**** Dataset section

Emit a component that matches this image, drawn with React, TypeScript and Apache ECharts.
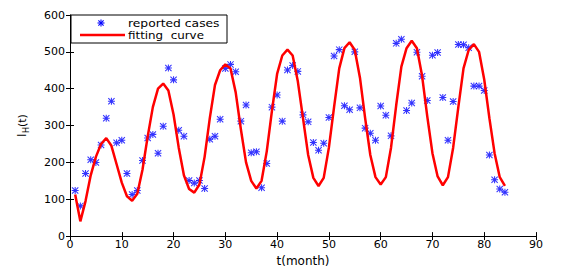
import React, { useEffect, useRef } from "react";
import * as echarts from "echarts";

const months: number[] = Array.from({ length: 84 }, (_, i) => i + 1);

const reportedCases: number[] = [
  124, 82, 170, 207, 200, 247, 320, 366, 253, 260, 170, 113,
  124, 205, 266, 276, 225, 298, 456, 424, 287, 271, 151, 144,
  151, 129, 263, 271, 317, 455, 466, 446, 312, 356, 226, 229,
  131, 197, 350, 383, 312, 451, 463, 447, 329, 310, 254, 233,
  252, 322, 489, 506, 354, 343, 500, 348, 293, 279, 260, 353,
  328, 272, 523, 534, 341, 361, 499, 434, 368, 491, 498, 376,
  260, 365, 520, 519, 511, 407, 407, 395, 220, 153, 128, 119,
];

const fittingCurve: number[] = [
  113, 40, 95, 165, 215, 250, 266, 245, 195, 145, 108, 96,
  115, 180, 270, 350, 400, 414, 395, 330, 240, 165, 128, 118,
  140, 215, 320, 410, 450, 466, 455, 390, 290, 200, 150, 129,
  150, 230, 340, 440, 490, 506, 490, 420, 320, 220, 158, 136,
  158, 240, 350, 455, 510, 526, 505, 430, 320, 220, 160, 140,
  160, 240, 355, 460, 510, 530, 510, 435, 325, 225, 162, 138,
  160, 240, 350, 455, 505, 521, 500, 425, 320, 225, 160, 136,
];

const xTicks = { min: 0, max: 90, interval: 10 };
const yTicks = { min: 0, max: 600, interval: 100 };

const ASTERISK =
  "path://M0,8.5 L20,8.5 L20,11.5 L0,11.5 Z M8.5,0 L11.5,0 L11.5,20 L8.5,20 Z M0,2.1 L2.1,0 L20,17.9 L17.9,20 Z M17.9,0 L20,2.1 L2.1,20 L0,17.9 Z";

const FONT = "DejaVu Sans, Liberation Sans, Arial, sans-serif";

export default function App() {
  const ref = useRef<HTMLDivElement>(null);
  useEffect(() => {
    if (!ref.current) return;
    const chart = echarts.init(ref.current, undefined, { renderer: "svg" });
    const axisCommon = {
      axisLine: { show: true, lineStyle: { color: "#000", width: 1 } },
      axisTick: { show: true, inside: true, length: 4, lineStyle: { color: "#000" } },
      splitLine: { show: false },
    };
    const star = (x1: number, y1: number, x2: number, y2: number) => ({
      type: "line",
      z: 102,
      shape: { x1: 101 + x1, y1: 23 + y1, x2: 101 + x2, y2: 23 + y2 },
      style: { stroke: "#0000ff", lineWidth: 1.1 },
    });
    chart.setOption({
      animation: false,
      backgroundColor: "#fff",
      grid: { left: 70, right: 28, top: 15, bottom: 32, containLabel: false },
      xAxis: [
        {
          type: "value",
          ...xTicks,
          ...axisCommon,
          position: "bottom",
          axisLabel: { color: "#000", fontSize: 11, fontFamily: FONT, margin: 3 },
          name: "t(month)",
          nameLocation: "middle",
          nameGap: 16,
          nameTextStyle: { color: "#000", fontSize: 12, fontFamily: FONT },
        },
        {
          type: "value",
          ...xTicks,
          ...axisCommon,
          position: "top",
          axisLabel: { show: false },
        },
      ],
      yAxis: [
        {
          type: "value",
          ...yTicks,
          ...axisCommon,
          position: "left",
          axisLabel: { color: "#000", fontSize: 11, fontFamily: FONT, margin: 5 },
        },
        {
          type: "value",
          ...yTicks,
          ...axisCommon,
          position: "right",
          axisLabel: { show: false },
        },
      ],
      series: [
        {
          type: "scatter",
          name: "reported cases",
          xAxisIndex: 0,
          yAxisIndex: 0,
          data: months.map((m, i) => [m, reportedCases[i]]),
          symbol: ASTERISK,
          symbolSize: 7,
          itemStyle: { color: "#0000ff" },
        },
        {
          type: "line",
          name: "fitting curve",
          xAxisIndex: 0,
          yAxisIndex: 0,
          data: months.map((m, i) => [m, fittingCurve[i]]),
          showSymbol: false,
          symbol: "none",
          lineStyle: { color: "#ff0000", width: 2.5 },
          itemStyle: { color: "#ff0000" },
        },
      ],
      graphic: [
        {
          type: "rect",
          shape: { x: 71, y: 15, width: 156, height: 28 },
          style: { fill: "#fff", stroke: "#000", lineWidth: 1 },
          z: 100,
        },
        star(-3.5, 0, 3.5, 0),
        star(0, -3.5, 0, 3.5),
        star(-2.6, -2.6, 2.6, 2.6),
        star(-2.6, 2.6, 2.6, -2.6),
        {
          type: "text",
          x: 128,
          y: 23,
          z: 101,
          scaleX: 1.12,
          style: { text: "reported cases", fill: "#000", fontSize: 11, lineHeight: 11, fontFamily: FONT, verticalAlign: "middle" },
        },
        {
          type: "line",
          z: 101,
          shape: { x1: 80, y1: 35, x2: 125, y2: 35 },
          style: { stroke: "#ff0000", lineWidth: 2.5 },
        },
        {
          type: "text",
          x: 128,
          y: 35,
          z: 101,
          scaleX: 1.08,
          style: { text: "fitting  curve", fill: "#000", fontSize: 11, lineHeight: 11, fontFamily: FONT, verticalAlign: "middle" },
        },
        {
          type: "group",
          x: 22,
          y: 127,
          rotation: Math.PI / 2,
          children: [
            { type: "text", x: -10, y: 0, style: { text: "I", fill: "#000", fontSize: 12, fontFamily: FONT, verticalAlign: "middle", align: "left" } },
            { type: "text", x: -6, y: 4, style: { text: "H", fill: "#000", fontSize: 8, fontFamily: FONT, verticalAlign: "middle", align: "left" } },
            { type: "text", x: 0, y: 0, style: { text: "(t)", fill: "#000", fontSize: 11, fontFamily: FONT, verticalAlign: "middle", align: "left" } },
          ],
        },
      ],
    });
    return () => chart.dispose();
  }, []);
  return <div ref={ref} style={{ width: 564, height: 272, position: "absolute", left: 0, top: 0 }} />;
}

********

Written problem:
Omitting all pictures, restate exactly the lines of the material from its start through the line that contains "const months: number[]".

Solved problem:
Emit a component that matches this image, drawn with React, TypeScript and Apache ECharts.
import React, { useEffect, useRef } from "react";
import * as echarts from "echarts";

const months: number[] = Array.from({ length: 84 }, (_, i) => i + 1);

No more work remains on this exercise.